With respect to the aforementioned cantankerous text parser, I did not expect a relatively new team to build a robust AI capable of handling all my questions. However, I still felt the effort fell short. The parser itself is looking for keywords that trigger a new cut scene. Often, but not always, those keywords are italicized in previously unlocked scenes that you can replay at your leisure. But if you put in two keywords at the same time, the parser throws it’s hands up and cues a scene where the patient has no clue what you’re talking about. Amusingly, that same scene is triggered if you type in the patient’s name. I can forgive that oversight but it’s emblematic of how little time the developers spent thinking of what a player might ask.
Furthering the frustration, the parser expects you dole out advice to your patients. That’s all well and good until you realize that “you should do the thing” only works if you prepend yes to the sentence and select the correct keyword. The game ameliorates this issue by providing a hint system. However, that hint is on an ever increasing timer, which just encourages you to twiddle your thumbs as you think about what keyword you missed. Or if you missed it at all. Frequently, the hint provided referred to a tidbit I already knew. But since the game doesn’t enforce linearity in its unlocks, you are often left hunting for something new when you needed something old.
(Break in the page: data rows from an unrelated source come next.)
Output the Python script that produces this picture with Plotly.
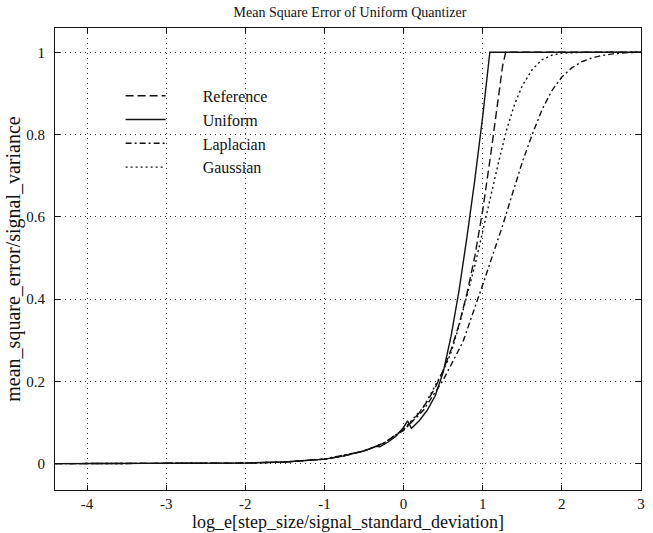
import plotly.graph_objects as go

# ---- data ----
x_ref = [-4.4, -3.5, -3.0, -2.5, -2.0, -1.5, -1.0, -0.75, -0.5, -0.25, 0.0, 0.1, 0.2, 0.3,
         0.4, 0.5, 0.6, 0.7, 0.8, 0.9, 1.0, 1.1, 1.15, 1.2, 1.25, 1.29, 1.5, 2.0, 2.5, 3.0]
y_ref = [0.0, 0.0001, 0.0002, 0.0006, 0.0015, 0.0041, 0.011, 0.019, 0.031, 0.05, 0.083,
         0.102, 0.124, 0.152, 0.185, 0.227, 0.277, 0.338, 0.413, 0.504, 0.616, 0.75,
         0.825, 0.9, 0.965, 1.0, 1.0, 1.0, 1.0, 1.0]

x_uni = [-4.4, -3.5, -3.0, -2.5, -2.0, -1.5, -1.0, -0.75, -0.5, -0.4, -0.35, -0.3, -0.2,
         -0.1, 0.0, 0.05, 0.1, 0.2, 0.3, 0.4, 0.5, 0.6, 0.7, 0.8, 0.9, 1.0, 1.09, 1.5,
         2.0, 2.5, 3.0]
y_uni = [0.0, 0.0001, 0.0002, 0.0006, 0.0015, 0.0041, 0.011, 0.019, 0.031, 0.038, 0.042,
         0.041, 0.052, 0.066, 0.088, 0.104, 0.086, 0.105, 0.13, 0.165, 0.222, 0.31,
         0.42, 0.55, 0.69, 0.845, 1.0, 1.0, 1.0, 1.0, 1.0]

x_lap = [-4.4, -3.5, -3.0, -2.5, -2.0, -1.5, -1.0, -0.5, -0.25, 0.0, 0.25, 0.5, 0.75,
         1.0, 1.125, 1.25, 1.375, 1.5, 1.625, 1.75, 1.875, 2.0, 2.125, 2.25, 2.375,
         2.5, 2.65, 2.8, 3.0]
y_lap = [0.0, 0.0001, 0.0002, 0.0006, 0.0015, 0.0041, 0.011, 0.031, 0.05, 0.081, 0.13,
         0.203, 0.296, 0.435, 0.507, 0.578, 0.656, 0.733, 0.800, 0.861, 0.907, 0.940,
         0.962, 0.977, 0.986, 0.992, 0.996, 0.999, 1.0]

x_gau = [-4.4, -3.5, -3.0, -2.5, -2.0, -1.5, -1.0, -0.5, -0.25, 0.0, 0.25, 0.5, 0.6, 0.7,
         0.8, 0.9, 1.0, 1.1, 1.2, 1.3, 1.4, 1.5, 1.625, 1.75, 1.875, 2.0, 2.15, 2.3, 3.0]
y_gau = [0.0, 0.0001, 0.0002, 0.0006, 0.0015, 0.0041, 0.011, 0.031, 0.05, 0.083, 0.137,
         0.225, 0.27, 0.335, 0.406, 0.481, 0.565, 0.653, 0.733, 0.81, 0.872, 0.919,
         0.958, 0.982, 0.993, 0.998, 0.9995, 1.0, 1.0]

x_ticks = [-4, -3, -2, -1, 0, 1, 2, 3]
x_ticktext = ["-4", "-3", "-2", "-1", "0", "1", "2", "3"]
y_ticks = [0, 0.2, 0.4, 0.6, 0.8, 1.0]
y_ticktext = ["0", "0.2", "0.4", "0.6", "0.8", "1"]

FONT = "Liberation Serif"
INK = "#111111"
PAD = "\u00a0" * 8

fig = go.Figure()
series = [
    ("Reference", x_ref, y_ref, "8px,4px"),
    ("Uniform", x_uni, y_uni, "solid"),
    ("Laplacian", x_lap, y_lap, "6px,3px,2px,3px"),
    ("Gaussian", x_gau, y_gau, "2px,3px"),
]
for i, (name, xs, ys, dash) in enumerate(series):
    fig.add_trace(go.Scatter(
        x=xs, y=ys, mode="lines", name=PAD + name, legendgroup=f"g{i}",
        line=dict(color=INK, width=1.4, dash=dash, shape="linear"),
    ))

axis_common = dict(
    showline=True, linecolor=INK, linewidth=1.2, mirror="allticks",
    ticks="inside", ticklen=5, tickcolor=INK, tickwidth=1,
    showgrid=True, gridcolor="#333333", gridwidth=1, griddash="1px,4px",
    zeroline=False, tickfont=dict(family=FONT, size=15, color=INK),
)

fig.update_layout(
    width=653, height=533,
    margin=dict(l=55, r=8, t=28, b=40),
    paper_bgcolor="white", plot_bgcolor="white",
    font=dict(family=FONT, size=15, color=INK),
    title=dict(text="Mean Square Error of Uniform Quantizer", x=0.536, xanchor="center",
               y=0.977, yanchor="middle", font=dict(family=FONT, size=14, color=INK)),
    xaxis=dict(range=[-4.405, 3.0], tickvals=x_ticks, ticktext=x_ticktext,
               title=dict(text="log_e[step_size/signal_standard_deviation]", standoff=0,
                          font=dict(family=FONT, size=18, color=INK)),
               **axis_common),
    yaxis=dict(range=[-0.064, 1.059], tickvals=y_ticks, ticktext=y_ticktext,
               ticklabelstandoff=6,
               title=dict(text="mean_square_error/signal_variance", standoff=0,
                          font=dict(family=FONT, size=20, color=INK)),
               **axis_common),
    legend=dict(x=0.112, y=0.89, xanchor="left", yanchor="top",
                bgcolor="rgba(0,0,0,0)", borderwidth=0, tracegroupgap=0,
                itemwidth=40, font=dict(family=FONT, size=16, color=INK)),
    showlegend=True,
)

fig.write_html("out.html")
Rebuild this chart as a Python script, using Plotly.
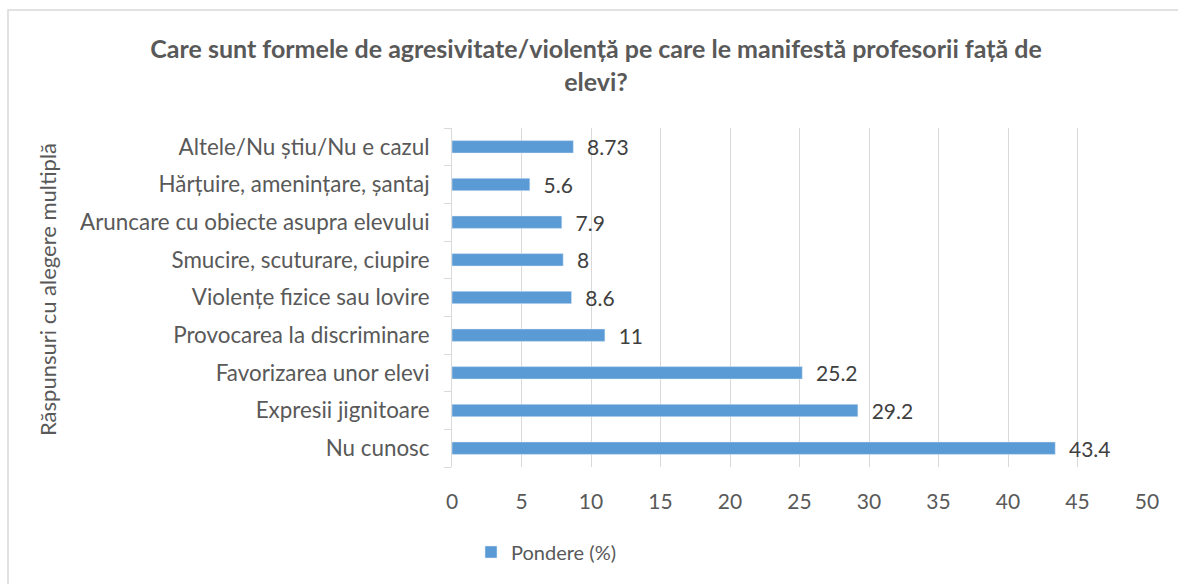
import plotly.graph_objects as go

categories = [
    "Nu cunosc",
    "Expresii jignitoare",
    "Favorizarea unor elevi",
    "Provocarea la discriminare",
    "Violențe fizice sau lovire",
    "Smucire, scuturare, ciupire",
    "Aruncare cu obiecte asupra elevului",
    "Hărțuire, amenințare, șantaj",
    "Altele/Nu știu/Nu e cazul",
]
values = [43.4, 29.2, 25.2, 11, 8.6, 8, 7.9, 5.6, 8.73]
x_ticks = [0, 5, 10, 15, 20, 25, 30, 35, 40, 45, 50]
series_name = "Pondere (%)"
title_text = "Care sunt formele de agresivitate/violență pe care le manifestă profesorii față de<br>elevi?"
y_title = "Răspunsuri cu alegere multiplă"

FONT = "Lato"
W, H = 1178, 584
L, R, T, B = 452, 31, 128, 117

fig = go.Figure()
fig.add_trace(go.Bar(
    y=categories, x=values, orientation="h", name=series_name,
    marker=dict(color="#5B9BD5"), width=0.33,
    text=[f"{v:g}" for v in values], textposition="outside",
    texttemplate="  %{text}", constraintext="none",
    textfont=dict(family=FONT, size=21, color="#404040"),
    cliponaxis=False,
))

pw = W - L - R
ph = H - T - B

fig.update_layout(
    width=W, height=H,
    margin=dict(l=L, r=R, t=T, b=B),
    paper_bgcolor="white", plot_bgcolor="white",
    font=dict(family=FONT, color="#595959"),
    title=dict(text=title_text, x=0.506, xanchor="center", y=1 - 58 / H, yanchor="middle",
               font=dict(family=FONT, size=25, color="#595959", weight="bold")),
    showlegend=True,
    legend=dict(orientation="h", x=(546 - L) / pw, xanchor="center",
                y=-(552 - (H - B)) / ph, yanchor="middle",
                font=dict(family=FONT, size=20, color="#595959"),
                itemwidth=30),
    xaxis=dict(range=[0, 50], tickvals=x_ticks, showgrid=True, gridcolor="#D9D9D9",
               gridwidth=1, zeroline=False, showline=False, ticks="",
               tickfont=dict(family=FONT, size=21, color="#595959"),
               ticklabelstandoff=20),
    yaxis=dict(type="category", categoryorder="array", categoryarray=categories,
               showline=True, linecolor="#D9D9D9", linewidth=1,
               ticks="outside", tickson="boundaries", ticklen=7, tickcolor="#D9D9D9",
               showgrid=False,
               tickfont=dict(family=FONT, size=22.4, color="#595959"),
               ticklabelstandoff=17),
    annotations=[dict(
        text=y_title, textangle=-90, xref="paper", yref="paper",
        x=(47 - L) / pw, y=(H - B - 290) / ph, xanchor="center", yanchor="middle",
        showarrow=False, font=dict(family=FONT, size=22, color="#595959"))],
    shapes=[dict(type="rect", xref="paper", yref="paper",
                 x0=(8 - L) / pw, x1=(1190 - L) / pw,
                 y0=(H - B - 600) / ph, y1=(H - B - 10) / ph,
                 line=dict(color="#D9D9D9", width=1.5), fillcolor="rgba(0,0,0,0)",
                 layer="below")],
)

fig.write_html("out.html", config={"displayModeBar": False},
               post_script="document.body.style.margin='0px';")
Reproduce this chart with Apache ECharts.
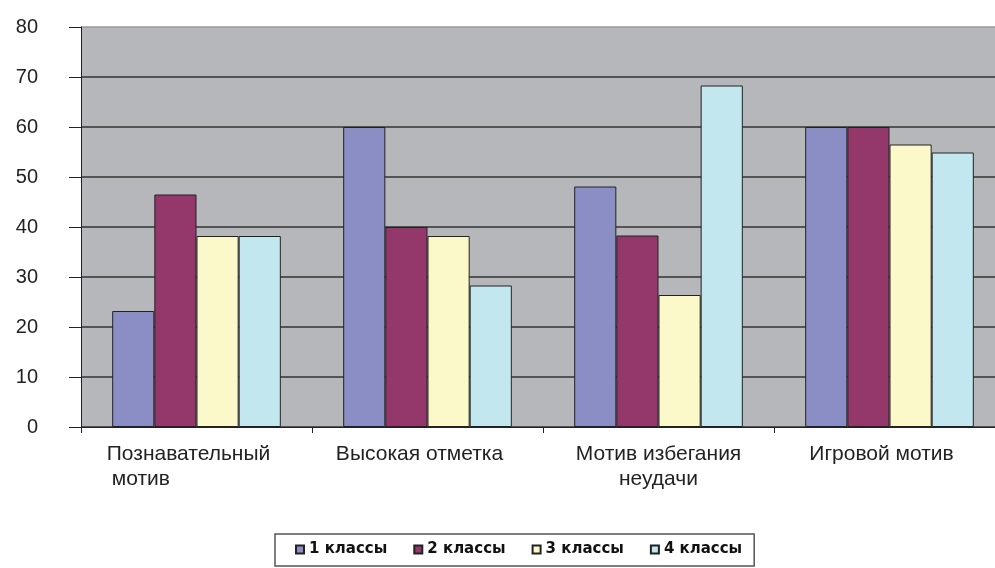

Putting aside the issues with the parser and narrative reward structure being at odds with itself, I came away thinking that Dekker is worth the journey. It allowed each character and examination of the Lovecraftian mythos to breath and gave it the weight it deserved. I hope more developers continue experimenting in this hybrid FMV/Lovecraft format, even if it doesn’t completely stick the landing.
Score: 4 out 5 (Recommended)
The Infectious Madness of Doctor Dekker was developed by D’Avekki Studios Ltd. It is available on Steam for $8.99.